Would you transcribe the whole listing exactly, minus its pictures?

** Start Collected material **

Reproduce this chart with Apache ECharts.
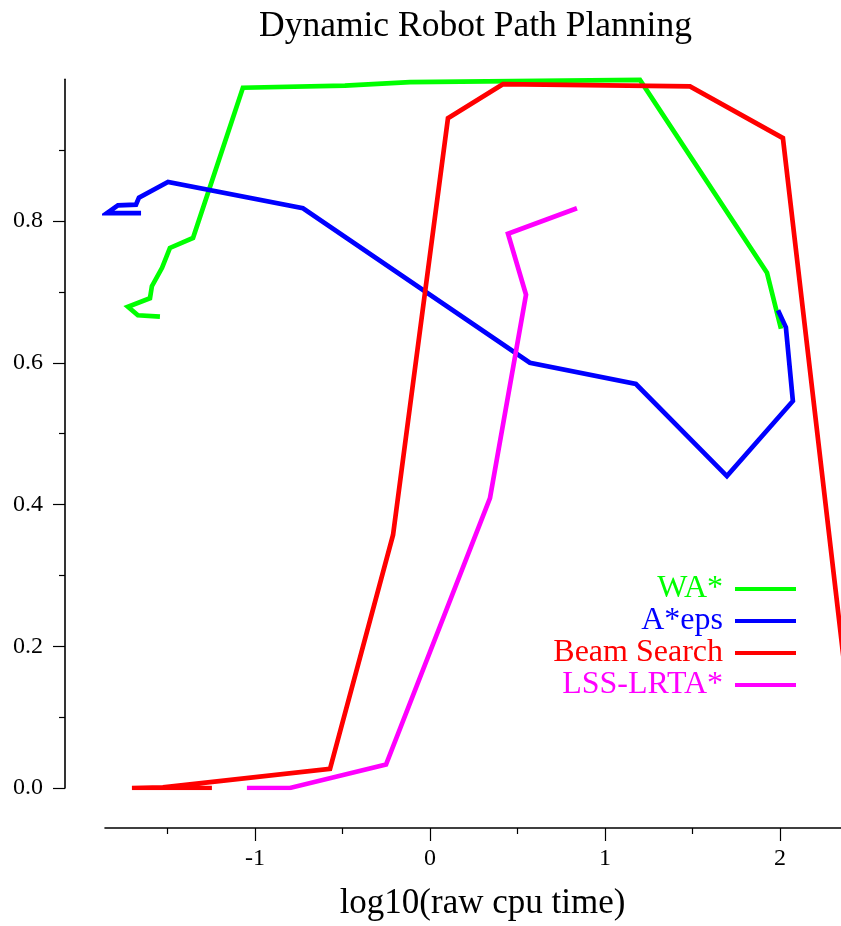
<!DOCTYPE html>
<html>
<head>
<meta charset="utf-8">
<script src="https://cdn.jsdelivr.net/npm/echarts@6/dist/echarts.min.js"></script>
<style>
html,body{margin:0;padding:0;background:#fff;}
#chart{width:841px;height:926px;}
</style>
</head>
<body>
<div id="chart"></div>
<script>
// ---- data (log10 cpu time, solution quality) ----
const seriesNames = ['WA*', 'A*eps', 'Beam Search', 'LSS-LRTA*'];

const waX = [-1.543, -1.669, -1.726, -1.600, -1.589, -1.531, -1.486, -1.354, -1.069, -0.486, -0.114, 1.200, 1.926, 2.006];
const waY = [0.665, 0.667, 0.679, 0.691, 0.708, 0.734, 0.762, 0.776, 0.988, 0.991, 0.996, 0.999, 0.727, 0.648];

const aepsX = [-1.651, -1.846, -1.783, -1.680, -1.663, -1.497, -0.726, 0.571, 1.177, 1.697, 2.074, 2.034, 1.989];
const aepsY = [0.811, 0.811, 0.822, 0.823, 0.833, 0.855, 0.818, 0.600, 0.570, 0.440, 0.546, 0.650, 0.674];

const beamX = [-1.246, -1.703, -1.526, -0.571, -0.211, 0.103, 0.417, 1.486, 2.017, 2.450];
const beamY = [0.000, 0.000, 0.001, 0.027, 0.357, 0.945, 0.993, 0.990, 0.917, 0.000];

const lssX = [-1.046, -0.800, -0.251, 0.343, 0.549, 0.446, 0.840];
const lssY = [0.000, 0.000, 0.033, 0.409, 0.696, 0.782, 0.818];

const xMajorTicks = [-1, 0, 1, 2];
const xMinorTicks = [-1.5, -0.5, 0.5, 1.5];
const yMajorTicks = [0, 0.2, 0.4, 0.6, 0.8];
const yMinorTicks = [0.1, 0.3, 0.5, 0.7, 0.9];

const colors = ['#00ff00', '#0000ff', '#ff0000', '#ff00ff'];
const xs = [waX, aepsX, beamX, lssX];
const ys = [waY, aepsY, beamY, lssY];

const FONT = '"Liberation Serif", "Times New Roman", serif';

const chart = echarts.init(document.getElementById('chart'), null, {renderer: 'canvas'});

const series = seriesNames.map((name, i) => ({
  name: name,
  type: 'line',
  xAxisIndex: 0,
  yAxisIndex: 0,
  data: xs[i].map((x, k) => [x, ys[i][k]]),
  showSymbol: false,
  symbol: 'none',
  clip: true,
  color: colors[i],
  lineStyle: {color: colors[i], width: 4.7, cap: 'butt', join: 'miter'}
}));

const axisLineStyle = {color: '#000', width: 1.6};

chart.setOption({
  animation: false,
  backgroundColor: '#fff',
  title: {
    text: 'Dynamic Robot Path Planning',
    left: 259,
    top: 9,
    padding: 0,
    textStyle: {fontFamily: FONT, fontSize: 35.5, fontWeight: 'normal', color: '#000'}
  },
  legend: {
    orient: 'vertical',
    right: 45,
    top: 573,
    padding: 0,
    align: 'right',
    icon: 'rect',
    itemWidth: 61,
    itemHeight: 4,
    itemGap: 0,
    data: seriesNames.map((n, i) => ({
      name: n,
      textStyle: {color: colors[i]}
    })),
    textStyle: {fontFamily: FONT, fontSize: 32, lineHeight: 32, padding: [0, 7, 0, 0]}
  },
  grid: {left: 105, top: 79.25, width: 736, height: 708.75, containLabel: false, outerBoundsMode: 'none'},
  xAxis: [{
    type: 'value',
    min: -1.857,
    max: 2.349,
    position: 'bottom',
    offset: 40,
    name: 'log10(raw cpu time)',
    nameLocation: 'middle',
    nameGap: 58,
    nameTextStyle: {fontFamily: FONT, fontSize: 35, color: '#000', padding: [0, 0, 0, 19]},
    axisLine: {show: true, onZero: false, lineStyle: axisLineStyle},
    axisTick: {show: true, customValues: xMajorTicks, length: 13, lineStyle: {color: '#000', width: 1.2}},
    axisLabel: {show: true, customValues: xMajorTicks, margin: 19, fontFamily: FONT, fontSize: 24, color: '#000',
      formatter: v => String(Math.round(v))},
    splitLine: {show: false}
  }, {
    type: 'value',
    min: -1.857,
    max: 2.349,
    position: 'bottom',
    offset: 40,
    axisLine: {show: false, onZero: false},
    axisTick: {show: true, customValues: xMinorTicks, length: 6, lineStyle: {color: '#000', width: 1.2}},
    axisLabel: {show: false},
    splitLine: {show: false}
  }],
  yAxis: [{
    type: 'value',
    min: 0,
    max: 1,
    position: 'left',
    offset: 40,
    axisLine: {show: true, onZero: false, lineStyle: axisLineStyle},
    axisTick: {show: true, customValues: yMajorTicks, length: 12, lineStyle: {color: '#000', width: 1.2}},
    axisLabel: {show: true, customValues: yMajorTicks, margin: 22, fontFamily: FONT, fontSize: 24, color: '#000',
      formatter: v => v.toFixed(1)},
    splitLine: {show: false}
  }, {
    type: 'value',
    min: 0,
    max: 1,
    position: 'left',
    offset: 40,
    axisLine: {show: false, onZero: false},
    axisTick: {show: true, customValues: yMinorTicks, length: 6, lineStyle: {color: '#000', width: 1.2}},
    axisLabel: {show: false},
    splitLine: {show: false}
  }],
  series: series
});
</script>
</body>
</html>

** End Collected material **

§ **Full response**:
Reproduce this chart with Apache ECharts.
<!DOCTYPE html>
<html>
<head>
<meta charset="utf-8">
<script src="https://cdn.jsdelivr.net/npm/echarts@6/dist/echarts.min.js"></script>
<style>
html,body{margin:0;padding:0;background:#fff;}
#chart{width:841px;height:926px;}
</style>
</head>
<body>
<div id="chart"></div>
<script>
// ---- data (log10 cpu time, solution quality) ----
const seriesNames = ['WA*', 'A*eps', 'Beam Search', 'LSS-LRTA*'];

const waX = [-1.543, -1.669, -1.726, -1.600, -1.589, -1.531, -1.486, -1.354, -1.069, -0.486, -0.114, 1.200, 1.926, 2.006];
const waY = [0.665, 0.667, 0.679, 0.691, 0.708, 0.734, 0.762, 0.776, 0.988, 0.991, 0.996, 0.999, 0.727, 0.648];

const aepsX = [-1.651, -1.846, -1.783, -1.680, -1.663, -1.497, -0.726, 0.571, 1.177, 1.697, 2.074, 2.034, 1.989];
const aepsY = [0.811, 0.811, 0.822, 0.823, 0.833, 0.855, 0.818, 0.600, 0.570, 0.440, 0.546, 0.650, 0.674];

const beamX = [-1.246, -1.703, -1.526, -0.571, -0.211, 0.103, 0.417, 1.486, 2.017, 2.450];
const beamY = [0.000, 0.000, 0.001, 0.027, 0.357, 0.945, 0.993, 0.990, 0.917, 0.000];

const lssX = [-1.046, -0.800, -0.251, 0.343, 0.549, 0.446, 0.840];
const lssY = [0.000, 0.000, 0.033, 0.409, 0.696, 0.782, 0.818];

const xMajorTicks = [-1, 0, 1, 2];
const xMinorTicks = [-1.5, -0.5, 0.5, 1.5];
const yMajorTicks = [0, 0.2, 0.4, 0.6, 0.8];
const yMinorTicks = [0.1, 0.3, 0.5, 0.7, 0.9];

const colors = ['#00ff00', '#0000ff', '#ff0000', '#ff00ff'];
const xs = [waX, aepsX, beamX, lssX];
const ys = [waY, aepsY, beamY, lssY];

const FONT = '"Liberation Serif", "Times New Roman", serif';

const chart = echarts.init(document.getElementById('chart'), null, {renderer: 'canvas'});

const series = seriesNames.map((name, i) => ({
  name: name,
  type: 'line',
  xAxisIndex: 0,
  yAxisIndex: 0,
  data: xs[i].map((x, k) => [x, ys[i][k]]),
  showSymbol: false,
  symbol: 'none',
  clip: true,
  color: colors[i],
  lineStyle: {color: colors[i], width: 4.7, cap: 'butt', join: 'miter'}
}));

const axisLineStyle = {color: '#000', width: 1.6};

chart.setOption({
  animation: false,
  backgroundColor: '#fff',
  title: {
    text: 'Dynamic Robot Path Planning',
    left: 259,
    top: 9,
    padding: 0,
    textStyle: {fontFamily: FONT, fontSize: 35.5, fontWeight: 'normal', color: '#000'}
  },
  legend: {
    orient: 'vertical',
    right: 45,
    top: 573,
    padding: 0,
    align: 'right',
    icon: 'rect',
    itemWidth: 61,
    itemHeight: 4,
    itemGap: 0,
    data: seriesNames.map((n, i) => ({
      name: n,
      textStyle: {color: colors[i]}
    })),
    textStyle: {fontFamily: FONT, fontSize: 32, lineHeight: 32, padding: [0, 7, 0, 0]}
  },
  grid: {left: 105, top: 79.25, width: 736, height: 708.75, containLabel: false, outerBoundsMode: 'none'},
  xAxis: [{
    type: 'value',
    min: -1.857,
    max: 2.349,
    position: 'bottom',
    offset: 40,
    name: 'log10(raw cpu time)',
    nameLocation: 'middle',
    nameGap: 58,
    nameTextStyle: {fontFamily: FONT, fontSize: 35, color: '#000', padding: [0, 0, 0, 19]},
    axisLine: {show: true, onZero: false, lineStyle: axisLineStyle},
    axisTick: {show: true, customValues: xMajorTicks, length: 13, lineStyle: {color: '#000', width: 1.2}},
    axisLabel: {show: true, customValues: xMajorTicks, margin: 19, fontFamily: FONT, fontSize: 24, color: '#000',
      formatter: v => String(Math.round(v))},
    splitLine: {show: false}
  }, {
    type: 'value',
    min: -1.857,
    max: 2.349,
    position: 'bottom',
    offset: 40,
    axisLine: {show: false, onZero: false},
    axisTick: {show: true, customValues: xMinorTicks, length: 6, lineStyle: {color: '#000', width: 1.2}},
    axisLabel: {show: false},
    splitLine: {show: false}
  }],
  yAxis: [{
    type: 'value',
    min: 0,
    max: 1,
    position: 'left',
    offset: 40,
    axisLine: {show: true, onZero: false, lineStyle: axisLineStyle},
    axisTick: {show: true, customValues: yMajorTicks, length: 12, lineStyle: {color: '#000', width: 1.2}},
    axisLabel: {show: true, customValues: yMajorTicks, margin: 22, fontFamily: FONT, fontSize: 24, color: '#000',
      formatter: v => v.toFixed(1)},
    splitLine: {show: false}
  }, {
    type: 'value',
    min: 0,
    max: 1,
    position: 'left',
    offset: 40,
    axisLine: {show: false, onZero: false},
    axisTick: {show: true, customValues: yMinorTicks, length: 6, lineStyle: {color: '#000', width: 1.2}},
    axisLabel: {show: false},
    splitLine: {show: false}
  }],
  series: series
});
</script>
</body>
</html>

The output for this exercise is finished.